In the dynamic landscape of the consumer packaged goods (CPG) industry, strategic planning plays a pivotal role in achieving sustainable growth and market success. Amidst various planning methodologies, the spotlight is increasingly turning towards bottom-up planning as a transformative approach for CPG companies.
Unlike traditional top-down strategies, bottom-up planning empowers organizations by harnessing insights from the ground level, involving frontline teams, and leveraging real-time data.
Let's explore the forecasting challenges facing CPG organizations, and uncover the advantages of adopting a bottom-up planning approach in the CPG sector - enhancing agility, responsiveness, and innovation within companies, ultimately driving competitive advantage in an ever-evolving market. From fostering cross-functional collaboration to optimizing resource allocation, we delve into the nuances of how this strategic paradigm shift can reshape the future trajectory of CPG businesses.
Here are some observations for the CPG industry that create forecasting challenges:
- The timing and frequency of trade promotions dramatically impact how much you sell in any given week or month. Unlike some industries which have a steady, predictable business, CPG is highly driven by promotional events. Rebates, MCBs, discounts and allowances impact how much you need to manufacture, and they impact your financial statements.
- Promotions are unique to individual customers, in lift, timing, and financial impact. The era of a national trade promotions across all customers is a relic of the last century.
- Your sales team is most knowledgeable about customer promotions because they negotiate these deals with customer.
- Top customers can be a significant share of a company’s business, so promotions at one customer can dramatically change the demand plan and impact the company’s P&Ls.
- You can't always use shipments to track your promotion results. You don't ship to indirect customers because they buy through a distributor. For direct customers, you may have shipped the product weeks or months before the promotion dates.

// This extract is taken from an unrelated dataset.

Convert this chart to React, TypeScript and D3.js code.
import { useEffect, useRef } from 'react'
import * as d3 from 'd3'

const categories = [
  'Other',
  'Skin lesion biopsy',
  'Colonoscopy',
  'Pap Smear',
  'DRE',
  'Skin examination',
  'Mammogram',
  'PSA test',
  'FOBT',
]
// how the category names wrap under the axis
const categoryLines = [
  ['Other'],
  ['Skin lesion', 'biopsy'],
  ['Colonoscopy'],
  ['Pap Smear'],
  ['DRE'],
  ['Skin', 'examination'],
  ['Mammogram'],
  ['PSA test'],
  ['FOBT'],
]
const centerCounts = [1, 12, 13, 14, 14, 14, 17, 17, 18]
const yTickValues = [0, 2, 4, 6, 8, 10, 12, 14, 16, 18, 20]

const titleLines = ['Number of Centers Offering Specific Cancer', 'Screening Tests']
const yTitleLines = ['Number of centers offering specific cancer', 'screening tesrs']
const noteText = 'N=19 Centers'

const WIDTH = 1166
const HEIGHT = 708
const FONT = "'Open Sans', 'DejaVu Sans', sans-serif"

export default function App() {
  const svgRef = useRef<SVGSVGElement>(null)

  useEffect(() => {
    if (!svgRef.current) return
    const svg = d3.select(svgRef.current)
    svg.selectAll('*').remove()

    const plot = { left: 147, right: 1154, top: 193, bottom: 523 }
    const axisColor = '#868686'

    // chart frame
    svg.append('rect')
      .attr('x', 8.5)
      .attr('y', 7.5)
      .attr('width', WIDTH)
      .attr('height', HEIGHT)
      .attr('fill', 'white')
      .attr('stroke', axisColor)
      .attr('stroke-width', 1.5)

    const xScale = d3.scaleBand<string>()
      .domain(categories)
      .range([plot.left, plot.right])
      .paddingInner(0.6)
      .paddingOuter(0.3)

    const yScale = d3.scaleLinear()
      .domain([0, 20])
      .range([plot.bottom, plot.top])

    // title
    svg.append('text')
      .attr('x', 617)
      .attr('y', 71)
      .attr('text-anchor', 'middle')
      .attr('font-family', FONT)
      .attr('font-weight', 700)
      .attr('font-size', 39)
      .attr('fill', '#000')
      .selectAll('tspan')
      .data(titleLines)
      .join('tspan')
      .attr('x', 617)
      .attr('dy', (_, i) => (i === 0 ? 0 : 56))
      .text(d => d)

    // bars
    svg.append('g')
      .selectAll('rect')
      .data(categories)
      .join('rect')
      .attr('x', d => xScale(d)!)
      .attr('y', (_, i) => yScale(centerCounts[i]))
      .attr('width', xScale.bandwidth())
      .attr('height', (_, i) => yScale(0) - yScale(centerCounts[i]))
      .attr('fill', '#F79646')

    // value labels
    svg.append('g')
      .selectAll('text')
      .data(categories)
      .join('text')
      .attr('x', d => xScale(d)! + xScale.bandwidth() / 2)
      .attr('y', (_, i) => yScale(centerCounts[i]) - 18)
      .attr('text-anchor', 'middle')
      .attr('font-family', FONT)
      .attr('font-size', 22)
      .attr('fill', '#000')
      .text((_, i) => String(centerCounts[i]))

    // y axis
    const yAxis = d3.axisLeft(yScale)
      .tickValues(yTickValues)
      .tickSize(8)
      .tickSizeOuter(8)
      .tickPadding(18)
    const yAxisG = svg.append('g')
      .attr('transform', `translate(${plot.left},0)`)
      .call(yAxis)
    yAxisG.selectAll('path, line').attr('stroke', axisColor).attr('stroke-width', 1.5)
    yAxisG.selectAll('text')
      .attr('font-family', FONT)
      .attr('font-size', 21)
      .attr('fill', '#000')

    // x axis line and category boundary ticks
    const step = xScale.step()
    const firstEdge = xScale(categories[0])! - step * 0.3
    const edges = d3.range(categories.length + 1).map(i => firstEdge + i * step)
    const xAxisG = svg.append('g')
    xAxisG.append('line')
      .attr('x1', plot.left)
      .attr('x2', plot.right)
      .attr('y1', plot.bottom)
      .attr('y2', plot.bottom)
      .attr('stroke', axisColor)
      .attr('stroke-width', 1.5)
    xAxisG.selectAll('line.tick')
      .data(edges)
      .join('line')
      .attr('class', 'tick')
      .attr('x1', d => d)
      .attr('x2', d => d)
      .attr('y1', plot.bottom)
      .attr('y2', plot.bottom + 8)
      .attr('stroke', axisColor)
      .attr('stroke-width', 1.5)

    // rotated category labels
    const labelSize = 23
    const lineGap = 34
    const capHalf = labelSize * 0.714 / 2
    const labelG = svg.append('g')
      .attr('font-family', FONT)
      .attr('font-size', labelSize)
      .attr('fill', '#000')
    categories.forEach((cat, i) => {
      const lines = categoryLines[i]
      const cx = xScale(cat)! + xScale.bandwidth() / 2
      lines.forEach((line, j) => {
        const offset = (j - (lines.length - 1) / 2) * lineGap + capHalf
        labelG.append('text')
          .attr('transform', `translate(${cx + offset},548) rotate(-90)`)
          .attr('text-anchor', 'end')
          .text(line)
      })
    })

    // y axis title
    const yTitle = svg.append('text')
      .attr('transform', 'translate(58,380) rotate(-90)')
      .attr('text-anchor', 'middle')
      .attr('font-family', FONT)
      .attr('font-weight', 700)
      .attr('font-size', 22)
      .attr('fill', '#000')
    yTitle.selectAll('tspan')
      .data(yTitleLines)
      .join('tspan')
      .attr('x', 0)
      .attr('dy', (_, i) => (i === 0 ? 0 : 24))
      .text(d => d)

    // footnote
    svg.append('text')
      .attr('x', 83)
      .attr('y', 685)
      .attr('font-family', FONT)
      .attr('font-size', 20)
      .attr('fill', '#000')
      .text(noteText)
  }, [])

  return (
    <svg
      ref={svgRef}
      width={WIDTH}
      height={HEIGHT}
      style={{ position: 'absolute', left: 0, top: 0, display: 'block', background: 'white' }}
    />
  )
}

- Trade promotion timing changes often, and with short-notice. This makes it more difficult do accurate long-range forecasting.
Here are some of the advantages of a bottom-up approach that address many of the CPG industry forecasting challenges:
- The forecast is created by customer and promotion, the level at where promotional timing, frequency and lift is more accurate.
- You can plan promotions for indirect customers, and for promotions where there is a disconnect between sell-in and sell-through.
- The forecast is generated by the sales team, which has more accurate knowledge about the timing, frequency and lift of promotions.
- This bottom-up forecast can be used to help validate a top-down forecast generated mathematically by a demand planning solution.
Demand planning modules can utilize some of the promotional information from the bottom-up forecast as independent variables to create a more accurate forecast model from historical data. The demand planning forecast will also be more accurate because the promotional coefficients will be applied based on more accrual deal timing of future deals.
- You can your sales team improve promotional forecasting accuracy by using syndicated data like IRI or AC Nielsen, SPINS, POS and/or other third-party data. To see an improvement in forecasting accuracy, you don’t have to buy data for all your customers. Consider focusing on your top volume customers.